Hablando de gorriones y amapolas nos dice que Dios es el Padre providente, que nos cuida tanto que hasta los cabellos de nuestra cabeza tiene contados.
Con la parábola del hijo pródigo nos habla de la ansiedad por el retorno del ser que sigue querido, con la acogida y el abrazo reconciliador, nos revela al Dios misericordioso.
Con la del sembrador nos aclara que no es un Dios encerrado en su inmensidad y por tanto distante, sino que cuenta con nosotros, que hemos de prepararle una tierra mullida para la siembra.
Por la imagen del juicio final sabemos que es un Dios cercano, tanto que su rostro lo descubrimos en el del hermano y los latidos de su corazón los escuchamos en los del necesitado.
Recorriendo las páginas del Evangelio se nos revelan, por boca del Maestro los atributos divinos y a esa luz las formulaciones dogmáticas nos resultan asequibles y cálidas.

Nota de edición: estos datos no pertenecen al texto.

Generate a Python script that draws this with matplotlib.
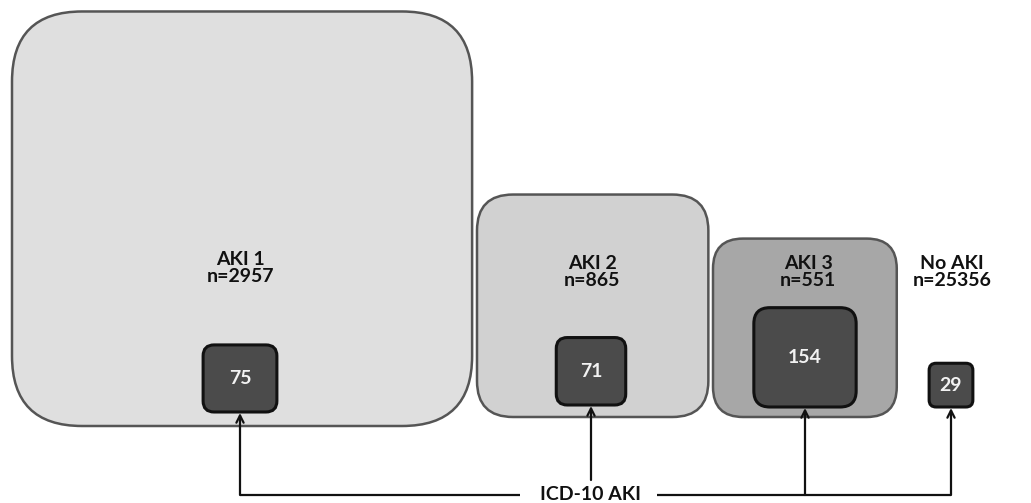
import numpy as np
import matplotlib.pyplot as plt
from matplotlib.patches import FancyBboxPatch

plt.rcParams['font.family'] = ['Lato', 'DejaVu Sans']

# === Dati ===
groups = ['AKI 1', 'AKI 2', 'AKI 3', 'No AKI']
n_total = [2957, 865, 551, 25356]
n_icd = [75, 71, 154, 29]
outer_fill = ['#dfdfdf', '#d1d1d1', '#a7a7a7', None]
icd_label = 'ICD-10 AKI'

# === Layout (pixel) ===
outer_px_per_unit = [64.5, 59.5, 59.5]
inner_px_per_unit = 66.0
outer_aspect = [1.11, 1.04, 1.03]
outer_left = [12, 477, 713]
outer_bottom = [426, 417, 417]
outer_radius = [70, 36, 30]
inner_aspect = [1.1, 1.03, 1.03, 1.0]
inner_cx = [240, 591, 805, 951]
inner_bottom = [412, 405, 407, 407]
inner_radius = [11, 11, 16, 7]
label_cx = [240, 592, 808, 952]
label_y = [268, 272, 272, 272]
line_y = 495

W, H = 1031, 503
fig = plt.figure(figsize=(W / 100, H / 100), dpi=100)
ax = fig.add_axes([0, 0, 1, 1])
ax.set_xlim(0, W)
ax.set_ylim(H, 0)
ax.axis('off')


def box_size(n, k, aspect):
    area = n * k
    w = np.sqrt(area * aspect)
    return w, area / w


# riquadri esterni
for i in range(3):
    w, h = box_size(n_total[i], outer_px_per_unit[i], outer_aspect[i])
    r = outer_radius[i]
    p = FancyBboxPatch((outer_left[i], outer_bottom[i] - h), w, h,
                       boxstyle=f'round,pad=0,rounding_size={r}',
                       fc=outer_fill[i], ec='#555555', lw=1.8, zorder=1)
    ax.add_patch(p)

# etichette gruppi
for i, g in enumerate(groups):
    ax.text(label_cx[i], label_y[i], f'{g}\nn={n_total[i]}', ha='center', va='center',
            fontsize=14, fontweight='bold', color='#111111', linespacing=1.05, zorder=3)

# riquadri ICD
for i, v in enumerate(n_icd):
    w, h = box_size(v, inner_px_per_unit, inner_aspect[i])
    r = inner_radius[i]
    p = FancyBboxPatch((inner_cx[i] - w / 2, inner_bottom[i] - h), w, h,
                       boxstyle=f'round,pad=0,rounding_size={r}',
                       fc='#4b4b4b', ec='#111111', lw=2.2, zorder=2)
    ax.add_patch(p)
    ax.text(inner_cx[i], inner_bottom[i] - h / 2, str(v), ha='center', va='center',
            fontsize=14, fontweight='bold', color='#f2f2f2', zorder=3)

# frecce ICD-10
arrow_kw = dict(arrowstyle='->', lw=1.6, color='#111111', shrinkA=0, shrinkB=0,
                mutation_scale=13)
for i in range(4):
    start = 480 if i == 1 else line_y
    ax.annotate('', xy=(inner_cx[i], inner_bottom[i] + 1), xytext=(inner_cx[i], start),
                arrowprops=arrow_kw, zorder=4)

ax.plot([inner_cx[0], 520], [line_y, line_y], color='#111111', lw=1.6, solid_capstyle='butt')
ax.plot([657, inner_cx[3]], [line_y, line_y], color='#111111', lw=1.6, solid_capstyle='butt')
ax.text(590, line_y - 1, icd_label, ha='center', va='center', fontsize=14,
        fontweight='bold', color='#111111')

fig.savefig('out.png', dpi=100)
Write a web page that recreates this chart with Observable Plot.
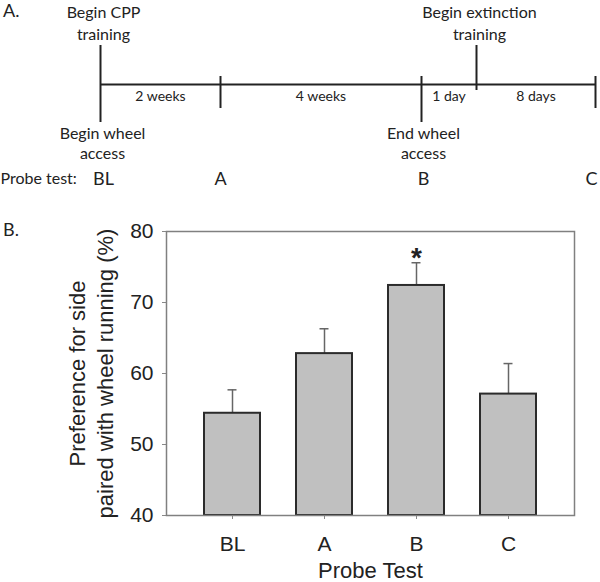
<!DOCTYPE html>
<html>
<head>
<meta charset="utf-8">
<script src="https://cdn.jsdelivr.net/npm/d3@7"></script>
<script src="https://cdn.jsdelivr.net/npm/@observablehq/plot@0.6"></script>
<style>
  html, body { margin: 0; padding: 0; background: #fff; }
  #wrap { position: relative; width: 600px; height: 582px; overflow: hidden; }
  .panel { position: absolute; left: 3px; font-family: Lato, "Open Sans", sans-serif; font-size: 18px; color: #222; }
  svg { display: block; }
</style>
</head>
<body>
<div id="wrap">
  <div id="timeline"></div>
  <div id="bars"></div>
  <div class="panel" style="top:-1px">A.</div>
  <div class="panel" style="top:218px">B.</div>
</div>
<script>
// ---------- Panel A: timeline data ----------
const eventIds   = ["BL", "A", "B", "ext", "C"];
const eventPos   = [0, 120, 321, 376, 495];          // schematic positions along the timeline
const eventKind  = ["start", "tick", "end", "milestone", "tick"];
const aboveText  = ["Begin CPP\ntraining", "", "", "Begin extinction\ntraining", ""];
const belowText  = ["Begin wheel\naccess", "", "End wheel\naccess", "", ""];
const intervalLabels = ["2 weeks", "4 weeks", "1 day", "8 days"];
const probeLabels = ["BL", "A", "B", "C"];
const probePos    = [3, 120, 323, 491];
const probeRowLabel = "Probe test:";

// ---------- Panel B: bar chart data ----------
const tests = ["BL", "A", "B", "C"];
const means = [54.4, 62.8, 72.4, 57.1];
const sems  = [3.3, 3.5, 3.2, 4.3];
const significant = [false, false, true, false];
const yTicks = [40, 50, 60, 70, 80];
const yLabel = "Preference for side\npaired with wheel running (%)";
const xLabel = "Probe Test";

// ---------- Panel A drawing ----------
const LINE_Y = 84;
const kindExtent = {            // tick extent above / below the main line
  start:     [45, 122],
  tick:      [76, 108],
  end:       [76, 122],
  milestone: [45, 90]
};
const events = eventIds.map((id, i) => ({
  id, pos: eventPos[i], kind: eventKind[i],
  above: aboveText[i], below: belowText[i],
  y1: kindExtent[eventKind[i]][0], y2: kindExtent[eventKind[i]][1]
}));
const intervals = intervalLabels.map((label, i) => ({
  label, pos: (eventPos[i] + eventPos[i + 1]) / 2
}));
const probes = probeLabels.map((label, i) => ({ label, pos: probePos[i] }));

const tlFont = "Lato, 'Open Sans', sans-serif";
const timeline = Plot.plot({
  width: 600, height: 190,
  margin: 0,
  x: { domain: [-100, 500], range: [0, 600], axis: null },
  y: { domain: [0, 190], range: [0, 190], axis: null },
  style: { fontFamily: tlFont, fontSize: "16px", color: "#222", background: "white" },
  marks: [
    Plot.ruleY([LINE_Y], { x1: eventPos[0], x2: eventPos[eventPos.length - 1], stroke: "#222", strokeWidth: 2 }),
    Plot.ruleX(events, { x: "pos", y1: "y1", y2: "y2", stroke: "#222", strokeWidth: 2 }),
    Plot.text(events.filter(d => d.above), { x: "pos", y: 39, text: "above", lineAnchor: "bottom", lineHeight: 1.34, fontSize: 16, fill: "#222", dx: 3 }),
    Plot.text(events.filter(d => d.below), { x: "pos", y: 124, text: "below", lineAnchor: "top", lineHeight: 1.25, fontSize: 16, fill: "#222", dx: 2 }),
    Plot.text(intervals, { x: "pos", y: 100, text: "label", lineAnchor: "bottom", fontSize: 14, fill: "#222" }),
    Plot.text([probeRowLabel], { x: -100, y: 183, text: d => d, textAnchor: "start", lineAnchor: "bottom", fontSize: 16, fill: "#222" }),
    Plot.text(probes, { x: "pos", y: 184, text: "label", lineAnchor: "bottom", fontSize: 18, fill: "#222" })
  ]
});
document.getElementById("timeline").append(timeline);

// ---------- Panel B drawing ----------
const rows = tests.map((t, i) => ({ test: t, mean: means[i], top: means[i] + sems[i], sig: significant[i] }));
const barFont = "'Liberation Sans', Arial, sans-serif";
const bars = Plot.plot({
  width: 600, height: 392,
  marginTop: 41, marginBottom: 67, marginLeft: 166, marginRight: 26,
  style: { fontFamily: barFont, fontSize: "21px", color: "#222", background: "white" },
  x: { domain: tests, paddingInner: 0.39, paddingOuter: 0.405, label: null },
  y: { domain: [40, 80], label: null },
  marks: [
    Plot.axisY({ ticks: yTicks, tickSize: 4, tickPadding: 9, fontSize: 21, stroke: "#888", fill: "#222", label: null }),
    Plot.axisX({ tickSize: 4, tickPadding: 17, fontSize: 21, stroke: "#888", fill: "#222", label: null }),
    Plot.ruleX(rows, { x: "test", y1: "mean", y2: "top", stroke: "#666", strokeWidth: 1.5 }),
    Plot.tickY(rows, { x: "test", y: "top", stroke: "#666", strokeWidth: 1.5, insetLeft: 23.5, insetRight: 23.5 }),
    Plot.barY(rows, { x: "test", y1: 40, y2: "mean", fill: "#c0c0c0", stroke: "#2b2b2b", strokeWidth: 2 }),
    Plot.text(rows.filter(d => d.sig), { x: "test", y: "top", text: () => "*", lineAnchor: "bottom", dy: 4, fontSize: 28, fontWeight: "bold", fill: "#222" }),
    Plot.frame({ stroke: "#808080", strokeWidth: 1.5 }),
    Plot.text([yLabel], { frameAnchor: "left", text: d => d, rotate: -90, dx: -76, lineAnchor: "middle", textAnchor: "middle", lineHeight: 1.27, fontSize: 22, fill: "#222" }),
    Plot.text([xLabel], { frameAnchor: "bottom", text: d => d, lineAnchor: "bottom", dy: 62, fontSize: 22, fill: "#222" })
  ]
});
document.getElementById("bars").append(bars);
</script>
</body>
</html>
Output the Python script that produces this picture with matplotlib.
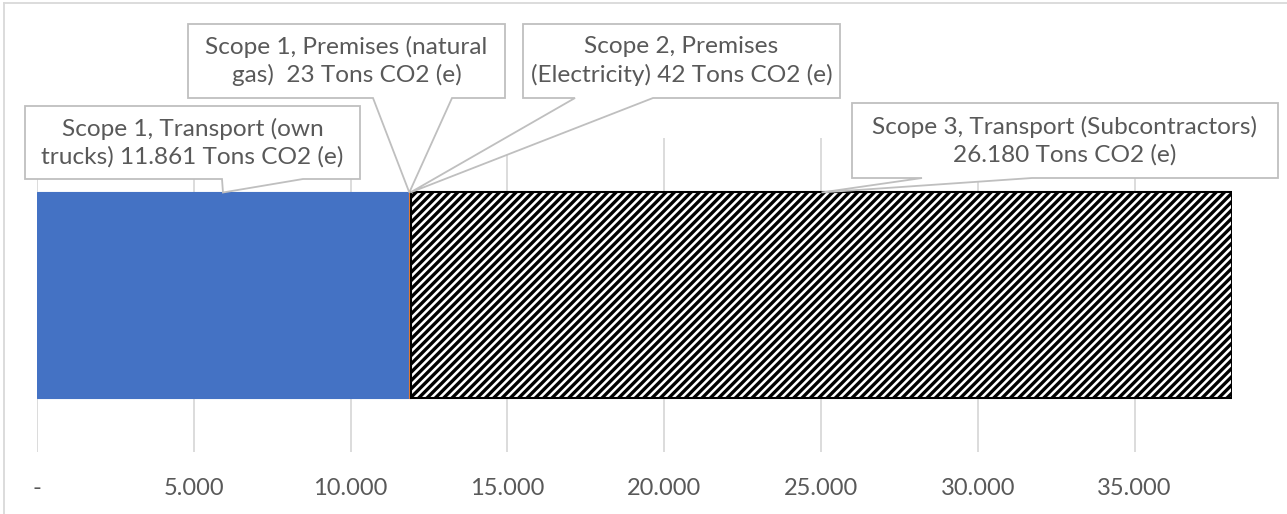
import matplotlib.pyplot as plt
from matplotlib.patches import Polygon
from matplotlib.lines import Line2D
from matplotlib.ticker import FuncFormatter

# Data (Tons CO2 (e))
segments = ['Scope 1, Transport (own trucks)',
            'Scope 1, Premises (natural gas)',
            'Scope 2, Premises (Electricity)',
            'Scope 3, Transport (Subcontractors)']
values = [11861, 23, 42, 26180]
callout_texts = ['Scope 1, Transport (own\ntrucks) 11.861 Tons CO2 (e)',
                 'Scope 1, Premises (natural\ngas)  23 Tons CO2 (e)',
                 'Scope 2, Premises\n(Electricity) 42 Tons CO2 (e)',
                 'Scope 3, Transport (Subcontractors)\n26.180 Tons CO2 (e)']
tick_values = [0, 5000, 10000, 15000, 20000, 25000, 30000, 35000]

W, H = 1287, 514
plt.rcParams['font.family'] = ['Lato', 'DejaVu Sans']
plt.rcParams['hatch.linewidth'] = 2.4
plt.rcParams['hatch.color'] = 'black'

fig = plt.figure(figsize=(W / 100, H / 100), dpi=100)
# axes box in reference pixels: x 37..1232, y 138..452
ax = fig.add_axes([37 / W, 1 - 452 / H, (1232 - 37) / W, (452 - 138) / H])

colors = ['#4472C4', '#ED7D31', '#A5A5A5', 'white']
left = 0
starts = []
for i, v in enumerate(values):
    if i == 3:
        ax.barh(0, v, left=left, height=0.653, color='white', hatch='////',
                edgecolor='black', linewidth=1.5, zorder=3)
    else:
        ax.barh(0, v, left=left, height=0.653, color=colors[i],
                edgecolor=colors[i], linewidth=0.8, zorder=3)
    starts.append(left)
    left += v

ax.set_xlim(0, sum(values))
ax.set_ylim(-0.5, 0.5)
ax.set_yticks([])
ax.set_xticks(tick_values)
ax.xaxis.set_major_formatter(FuncFormatter(
    lambda x, p: '-' if x == 0 else f'{int(x):,}'.replace(',', '.')))
ax.tick_params(axis='x', length=0, pad=19, labelsize=17, labelcolor='#595959')
ax.grid(axis='x', color='#D9D9D9', linewidth=1.3, zorder=0)
for s in ax.spines.values():
    s.set_visible(False)

# callout boxes (reference pixels, top-left origin): x0, x1, ytop, ybot, wedge-left, wedge-right
boxes = [(25, 360, 106, 179, 222, 303),
         (188, 505, 24, 98, 373, 452),
         (523, 840, 24, 98, 575, 653),
         (852, 1278, 103, 178, 922, 1032)]

inv = fig.transFigure.inverted()
for i, (x0, x1, yt, yb, wl, wr) in enumerate(boxes):
    mid = starts[i] + values[i] / 2
    tx, ty = inv.transform(ax.transData.transform((mid, 0.3265)))
    pts = [(x0 / W, 1 - yt / H), (x1 / W, 1 - yt / H), (x1 / W, 1 - yb / H),
           (wr / W, 1 - yb / H), (tx, ty), (wl / W, 1 - yb / H), (x0 / W, 1 - yb / H)]
    fig.patches.append(Polygon(pts, closed=True, facecolor='white', edgecolor='#BFBFBF',
                               linewidth=1.3, transform=fig.transFigure, zorder=5))
    fig.text((x0 + x1) / 2 / W, 1 - (yt + yb) / 2 / H, callout_texts[i],
             ha='center', va='center', fontsize=17.6, color='#595959',
             linespacing=1.35, zorder=6)

# outer chart frame (left and top edges visible)
fig.add_artist(Line2D([4 / W, 4 / W], [0, 1 - 3 / H], color='#D9D9D9', linewidth=1.3,
                      transform=fig.transFigure))
fig.add_artist(Line2D([4 / W, 1], [1 - 3 / H, 1 - 3 / H], color='#D9D9D9', linewidth=1.3,
                      transform=fig.transFigure))

fig.savefig('out.png', dpi=100)
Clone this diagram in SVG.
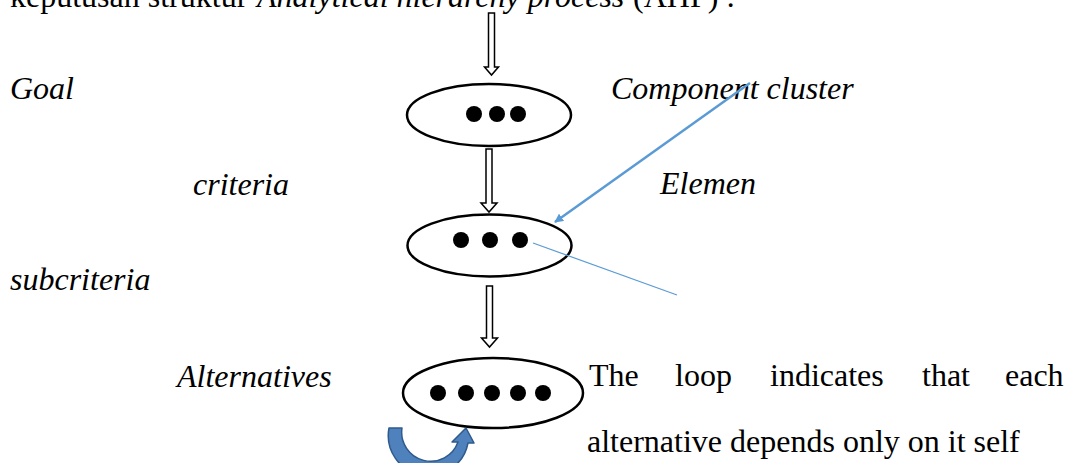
<svg xmlns="http://www.w3.org/2000/svg" width="1077" height="463" viewBox="0 0 1077 463">
<style>
text{font-family:"Liberation Serif","Times New Roman",serif;font-size:32px;fill:#000}
.i{font-style:italic}
.node{fill:#fff;stroke:#000;stroke-width:2.5}
.dot{fill:#000}
.harrow{fill:#fff;stroke:#000;stroke-width:1.5;stroke-linejoin:miter}
.blue{stroke:#5B9BD5;fill:none}
</style>
<defs>
<marker id="bh" viewBox="0 0 10 10" refX="9" refY="5" markerWidth="9" markerHeight="9" markerUnits="userSpaceOnUse" orient="auto">
<path d="M0,0 L10,5 L0,10 Z" fill="#5B9BD5"/>
</marker>
</defs>
<rect width="1077" height="463" fill="#fff"/>
<g id="heading">
<text x="10" y="7">keputusan struktur</text>
<text x="257" y="7" class="i">Analytical hierarchy process</text>
<text x="633" y="7">(AHP) :</text>
</g>
<g id="labels">
<text x="10" y="99" class="i">Goal</text>
<text x="611" y="99" class="i">Component cluster</text>
<text x="193" y="195" class="i">criteria</text>
<text x="660" y="194" class="i">Elemen</text>
<text x="10" y="290" class="i">subcriteria</text>
<text x="177" y="387" class="i">Alternatives</text>
</g>
<g id="note">
<text x="589" y="386">The</text>
<text x="675" y="386">loop</text>
<text x="770" y="386">indicates</text>
<text x="922" y="386">that</text>
<text x="1005" y="386">each</text>
<text x="587" y="452">alternative depends only on it self</text>
</g>
<g id="goal">
<ellipse class="node" cx="489" cy="115" rx="82" ry="31"/>
<circle class="dot" cx="474" cy="114" r="8"/>
<circle class="dot" cx="497" cy="114" r="8"/>
<circle class="dot" cx="518" cy="114" r="8"/>
</g>
<g id="criteria">
<ellipse class="node" cx="489.5" cy="245.5" rx="82" ry="31"/>
<circle class="dot" cx="461" cy="240" r="8"/>
<circle class="dot" cx="490" cy="240" r="8"/>
<circle class="dot" cx="520" cy="240" r="8"/>
</g>
<g id="alternatives">
<ellipse class="node" cx="493" cy="393" rx="90" ry="35"/>
<circle class="dot" cx="438" cy="393" r="8"/>
<circle class="dot" cx="466" cy="393" r="8"/>
<circle class="dot" cx="492" cy="393" r="8"/>
<circle class="dot" cx="518" cy="393" r="8"/>
<circle class="dot" cx="543" cy="393" r="8"/>
</g>
<g id="connectors">
<path class="harrow" d="M488.5,13 L494.5,13 L494.5,67 L498.5,67 L491.5,75 L484.5,67 L488.5,67 Z"/>
<path class="harrow" d="M486,149 L492,149 L492,203 L497,203 L489,212 L481,203 L486,203 Z"/>
<path class="harrow" d="M486.5,286 L492.5,286 L492.5,338 L497.5,338 L489.5,347 L481.5,338 L486.5,338 Z"/>
<line class="blue" x1="750" y1="83" x2="555" y2="222" stroke-width="2.5" marker-end="url(#bh)"/>
<line class="blue" x1="533" y1="243" x2="677" y2="295" stroke-width="1.2"/>
<path d="M389,428 L402,428 A29,29 0 0 0 458,442 L452,442 L466,428 L474,443 L468,443 A40,40 0 0 1 389,428 Z" fill="#4F81BD" stroke="#2F5A8C" stroke-width="1.5" stroke-linejoin="round"/>
</g>
</svg>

Dios tiene corazón y el amor trinitario revierte hacia nosotros con la cercanía y la presencia perenne de Jesús que nos ha prometido estar con nosotros todos los días hasta el fin del mundo.
Hoy es el día Pro Orantibus, el día de las monjas y de los monjes, pero también y sobre todo, el de todos los bautizados en el nombre del Padre, del Hijo y del Espíritu Santo.